The NC has registered victory in 33 out of 110 local units where vote counting has concluded as of Saturday. The third phase of local elections held on September 18 will elect a total of 6,627 local representatives in 136 local units of eight districts of Province 2.
The NC is leading in eight other remaining local units.
Unlike in the first two phases of elections, Province 2 is headed for a mixed outcome with division of votes between the national and regional parties.
As of Saturday, FSFN has won 21 seats, while the CPN (Maoist Center) and RJPN have registered victory in 19 and 18 local units respectively. UML, which had dominated the first two phases of local polls, is poised to be the fifth largest party in the province.
Poll outcome shows that the NC has done well in both urban and rural areas of Province 2. The party is neck to neck with Federal Socialist Forum Nepal (FSFN) in Birgunj Metropolitan City.
Though the NC has lost some votes compared to the 2013 Constituent Assembly elections, the NC will still remain kingmaker in the only plain province with control over 30 percent local units.

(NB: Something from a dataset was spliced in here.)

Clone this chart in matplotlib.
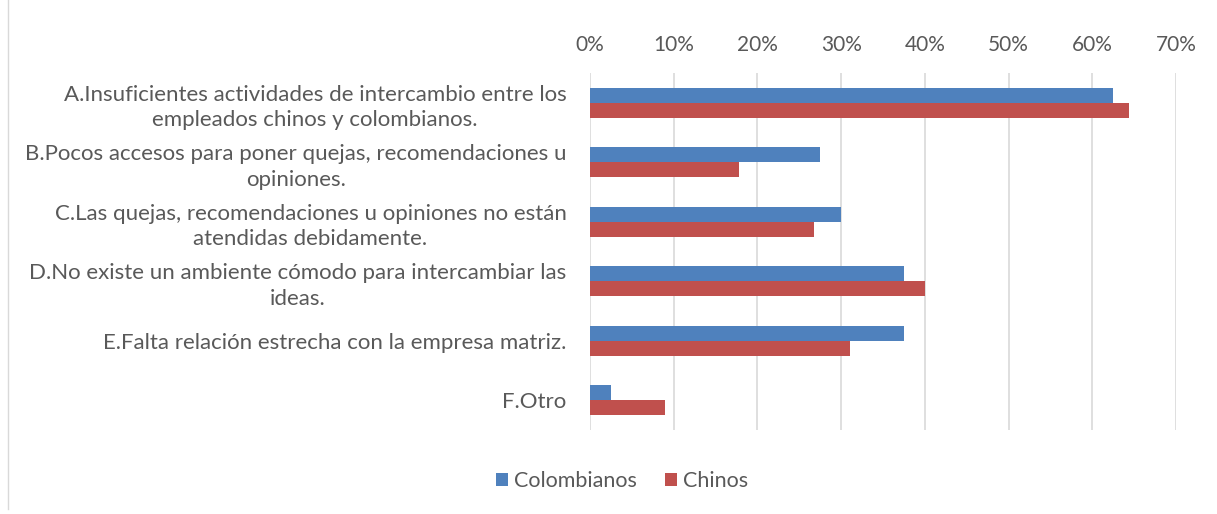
import numpy as np
import matplotlib
matplotlib.use("Agg")
import matplotlib.pyplot as plt
from matplotlib.lines import Line2D
from matplotlib.ticker import FuncFormatter

plt.rcParams['font.family'] = ['Lato', 'DejaVu Sans']

categories = [
    "A.Insuficientes actividades de intercambio entre los\nempleados chinos y colombianos.",
    "B.Pocos accesos para poner quejas, recomendaciones u\nopiniones.",
    "C.Las quejas, recomendaciones u opiniones no están\natendidas debidamente.",
    "D.No existe un ambiente cómodo para intercambiar las\nideas.",
    "E.Falta relación estrecha con la empresa matriz.",
    "F.Otro",
]
colombianos = [0.625, 0.275, 0.300, 0.375, 0.375, 0.025]
chinos = [0.644, 0.178, 0.267, 0.400, 0.311, 0.089]
x_ticks = [0, 0.1, 0.2, 0.3, 0.4, 0.5, 0.6, 0.7]

blue = "#4F81BD"
red = "#C0504D"
grey = "#595959"

fig = plt.figure(figsize=(12.17, 5.14), dpi=100)
ax = fig.add_axes([590 / 1217, 1 - 430 / 514, (1176 - 590) / 1217, (430 - 73) / 514])

y = np.arange(len(categories))
h = 0.25
ax.barh(y - h / 2, colombianos, height=h, color=blue, label="Colombianos", zorder=3)
ax.barh(y + h / 2, chinos, height=h, color=red, label="Chinos", zorder=3)

ax.set_ylim(len(categories) - 0.5, -0.5)
ax.set_xlim(0, 0.7)
ax.set_xticks(x_ticks)
ax.xaxis.set_major_formatter(FuncFormatter(lambda v, p: f"{v * 100:.0f}%"))
ax.xaxis.tick_top()
ax.tick_params(axis='x', length=0, pad=13, labelsize=15, labelcolor=grey)
ax.set_yticks(y)
ax.set_yticklabels(categories, fontsize=16, color=grey, multialignment='center',
                   linespacing=1.35)
ax.tick_params(axis='y', length=0, pad=17)
ax.grid(axis='x', color="#D9D9D9", linewidth=1.2, zorder=0)
for s in ax.spines.values():
    s.set_visible(False)

fig.legend(loc='center', bbox_to_anchor=(622 / 1217, 1 - 481 / 514), ncol=2,
           frameon=False, fontsize=15.5, labelcolor=grey, handlelength=0.55,
           handleheight=0.55, handletextpad=0.3, columnspacing=1.3)

fig.add_artist(Line2D([8 / 1217, 8 / 1217], [0.01, 1.0], color="#D9D9D9", linewidth=1))

fig.savefig("out.png", dpi=100)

It is significant since Province 2 is the only province where it has been successful to retain its influence in the civic polls. But the party was reduced to second position in other six provinces that went to polls on May 14 and June 14.

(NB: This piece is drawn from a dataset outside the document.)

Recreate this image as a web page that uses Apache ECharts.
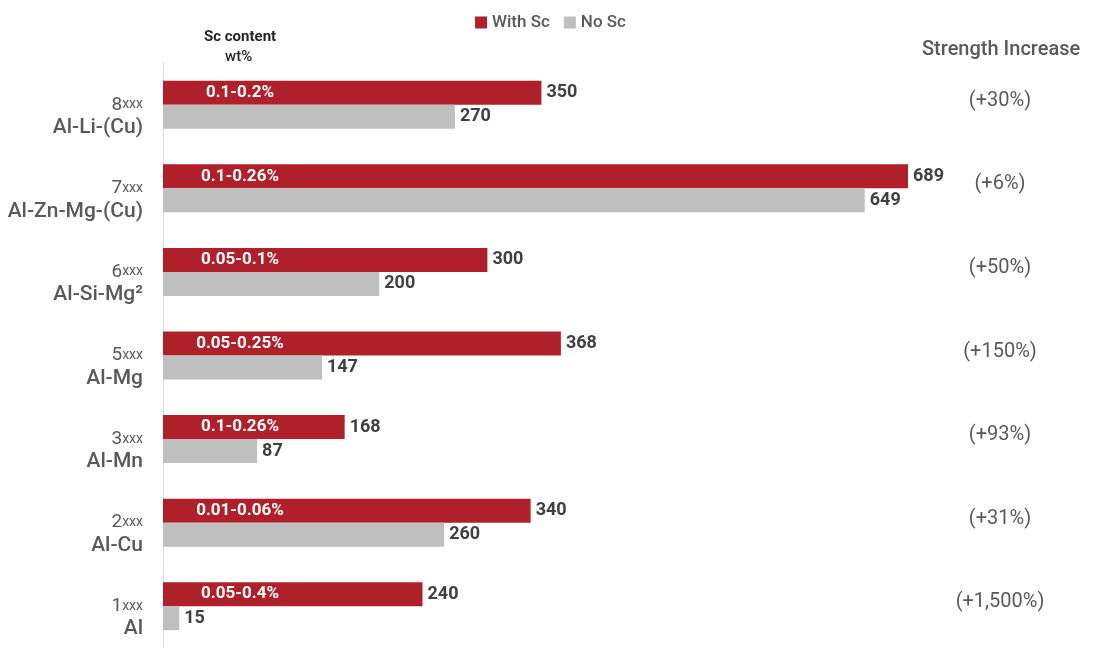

NC, the largest party in the parliament, has been historically strong in Province 2 along with Province 1, 3 and 7.
The results have come as a big relief for the two Madhes-based parties which were looking toward Province 2 for political survival after dismal results in the western region. Madhesi leaders said that the regional parties are in position to lead the district coordination committee.

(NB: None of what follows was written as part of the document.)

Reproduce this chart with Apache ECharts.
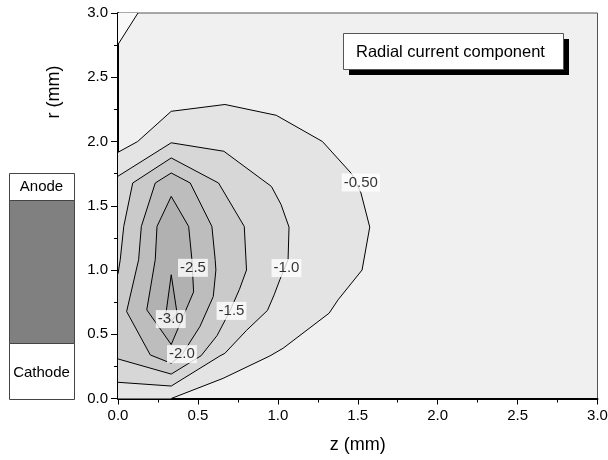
<!DOCTYPE html>
<html><head><meta charset="utf-8">
<script src="https://cdn.jsdelivr.net/npm/echarts@6/dist/echarts.min.js"></script>
<style>html,body{margin:0;padding:0;background:#fff}#c{width:608px;height:460px}</style>
</head><body><div id="c"></div>
<script>
// Contour polylines, [z (mm), r (mm)]
const c000 = [[0,2.755],[0.125,3.0]];
const c000Close = [[0,3]];
const c050 = [[0,1.916],[0.123,2.0],[0.333,2.235],[0.669,2.288],[0.99,2.204],[1.279,2.0],[1.461,1.75],[1.52,1.6],[1.575,1.334],[1.527,1.0],[1.377,0.768],[1.321,0.664],[1.033,0.391],[0.95,0.331],[0.658,0.157],[0.333,0]];
const c050Close = [[0,0]];
const c100 = [[0,1.73],[0.333,1.99],[0.6625,1.924],[0.96,1.65],[1.02,1.51],[1.07,1.334],[1.064,1.08],[1.0125,0.924],[0.977,0.807],[0.935,0.685],[0.804,0.53],[0.669,0.352],[0.6375,0.331],[0.333,0.097],[0,0.126]];
const c100Close = [];
const c150 = [[0,0.97],[0.014,1.08],[0.036,1.339],[0.092,1.677],[0.333,1.872],[0.629,1.677],[0.79,1.339],[0.804,1.0],[0.76,0.85],[0.70,0.68],[0.62,0.49],[0.52,0.333],[0.333,0.19],[0,0.308]];
const c150Close = [];
const c200 = [[0.333,1.755],[0.452,1.677],[0.5875,1.339],[0.608,1.08],[0.6125,1.0],[0.596,0.793],[0.5125,0.56],[0.40,0.34],[0.333,0.274],[0.202,0.339],[0.054,0.677],[0.129,1.08],[0.146,1.339],[0.233,1.677],[0.333,1.755]];
const c200Close = [];
const c250 = [[0.333,1.573],[0.442,1.339],[0.4625,1.08],[0.473,0.83],[0.333,0.42],[0.18,0.69],[0.233,1.08],[0.244,1.339],[0.333,1.573]];
const c250Close = [];
const c300 = [[0.333,0.963],[0.37,0.66],[0.333,0.6],[0.30,0.66],[0.333,0.963]];
const c300Close = [];

const contourLines = [c000, c050, c100, c150, c200, c250, c300];
const contourCloses = [c000Close, c050Close, c100Close, c150Close, c200Close, c250Close, c300Close];
const fillColors = ['#f9f9f9','#e4e4e4','#d7d7d7','#cacaca','#bdbdbd','#b1b1b1','#a6a6a6'];

const labelPos = [[1.519,1.68],[1.054,1.015],[0.71,0.682],[0.40,0.345],[0.469,1.017],[0.33,0.618]];
const labelText = ['-0.50','-1.0','-1.5','-2.0','-2.5','-3.0'];

const FONT = '"Liberation Sans", Arial, sans-serif';
const chart = echarts.init(document.getElementById('c'), null, {renderer:'canvas'});

chart.setOption({
  animation: false,
  backgroundColor: '#fff',
  textStyle: {fontFamily: FONT},
  grid: {left:118, top:13, width:479.5, height:385.5, show:true, backgroundColor:'#f0f0f0', borderColor:'#555', borderWidth:1, outerBoundsMode:'none'},
  xAxis: {
    type:'value', min:0, max:3, interval:0.5,
    axisLine:{show:true, onZero:false, lineStyle:{color:'#000', width:2}},
    axisTick:{show:true, length:6, lineStyle:{color:'#000', width:1}},
    minorTick:{show:true, splitNumber:2, length:4, lineStyle:{color:'#000', width:1}},
    splitLine:{show:false}, minorSplitLine:{show:false},
    axisLabel:{formatter:v=>v.toFixed(1), fontSize:15, color:'#000', margin:10, fontFamily:FONT, showMinLabel:true, showMaxLabel:true},
    name:'z (mm)', nameLocation:'middle', nameGap:38,
    nameTextStyle:{fontSize:18, color:'#000', fontFamily:FONT}
  },
  yAxis: {
    type:'value', min:0, max:3, interval:0.5,
    axisLine:{show:true, onZero:false, lineStyle:{color:'#000', width:2}},
    axisTick:{show:true, length:7, lineStyle:{color:'#000', width:1}},
    minorTick:{show:true, splitNumber:2, length:4, lineStyle:{color:'#000', width:1}},
    splitLine:{show:false}, minorSplitLine:{show:false},
    axisLabel:{formatter:v=>v.toFixed(1), fontSize:15, color:'#000', margin:10, fontFamily:FONT, showMinLabel:true, showMaxLabel:true}
  },
  graphic: [
    {type:'text', z:100, x:54, y:92, rotation:Math.PI/2,
     style:{text:'r (mm)', font:'18px '+FONT, fill:'#000', textAlign:'center', textVerticalAlign:'middle'}},
    {type:'rect', z:100, shape:{x:349, y:39, width:220, height:36}, style:{fill:'#000'}},
    {type:'rect', z:101, shape:{x:343.5, y:33.5, width:220, height:36}, style:{fill:'#fff', stroke:'#555', lineWidth:1}},
    {type:'text', z:102, x:356, y:52, style:{text:'Radial current component', font:'16.5px '+FONT, fill:'#000', textAlign:'left', textVerticalAlign:'middle'}},
    {type:'rect', z:100, shape:{x:9.5, y:173.5, width:65, height:27}, style:{fill:'#fff', stroke:'#444', lineWidth:1}},
    {type:'rect', z:100, shape:{x:9.5, y:200.5, width:65, height:143}, style:{fill:'#808080', stroke:'#444', lineWidth:1}},
    {type:'rect', z:100, shape:{x:9.5, y:343.5, width:65, height:56}, style:{fill:'#fff', stroke:'#444', lineWidth:1}},
    {type:'text', z:101, x:41.5, y:187, style:{text:'Anode', font:'15px '+FONT, fill:'#000', textAlign:'center', textVerticalAlign:'middle'}},
    {type:'text', z:101, x:41.5, y:372.5, style:{text:'Cathode', font:'15px '+FONT, fill:'#000', textAlign:'center', textVerticalAlign:'middle'}}
  ],
  series: [
    {
      type:'custom', clip:false, z:2,
      data: contourLines.map(l => l[0]),
      renderItem: function(params, api){
        const i = params.dataIndex;
        const line = contourLines[i].map(p => api.coord(p));
        const poly = line.concat(contourCloses[i].map(p => api.coord(p)));
        return {type:'group', children:[
          {type:'polygon', shape:{points:poly}, style:{fill:fillColors[i], stroke:null, lineWidth:0}},
          {type:'polyline', shape:{points:line}, style:{stroke:'#000', lineWidth:1, fill:null}}
        ]};
      }
    },
    {
      type:'scatter', z:5, symbolSize:0, silent:true,
      data: labelPos.map((p,i) => [p[0], p[1], labelText[i]]),
      label:{show:true, position:'inside', formatter:p=>p.value[2], color:'#000', fontSize:15, fontFamily:FONT,
             backgroundColor:'#fff', padding:[1,2,1,2], lineHeight:16}
    }
  ]
});
</script>
</body></html>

Madhesi leaders said that the regional parties would be able to form provincial government if the voters renewed support in the upcoming elections. The country is scheduled to go to provincial and parliamentary polls on November 26 and December 7.
They argued that the regional parties will do far better in the upcoming election as the constitutional amendment and other political agendas will take center stage.
"Madhes-based parties could not translate the immense goodwill that voters have on them due to host of factors including candidate selection. There is overwhelming support for Madhesi parties on the ground. We could be much better if we select good candidates and campaign accordingly," said FSFN Chairman Upendra Yadav.
The Madhes-based parties have been the biggest gainer while the main opposition UML has been seen as the biggest loser from this election. So far, the party has won 13 seats and is leading in five units. The party was not able to do well in core Madhesi constituencies largely due to its rigid stance against constitution amendment and derogatory remarks of its central leaders against the popular uprising in Madhes.
Interestingly, UML was not able to do as expected in local units alongside the East-West Highway, the areas dominated by voters of hilly origin. Maoist Center has produced better results in those areas believed to be UML's bastion.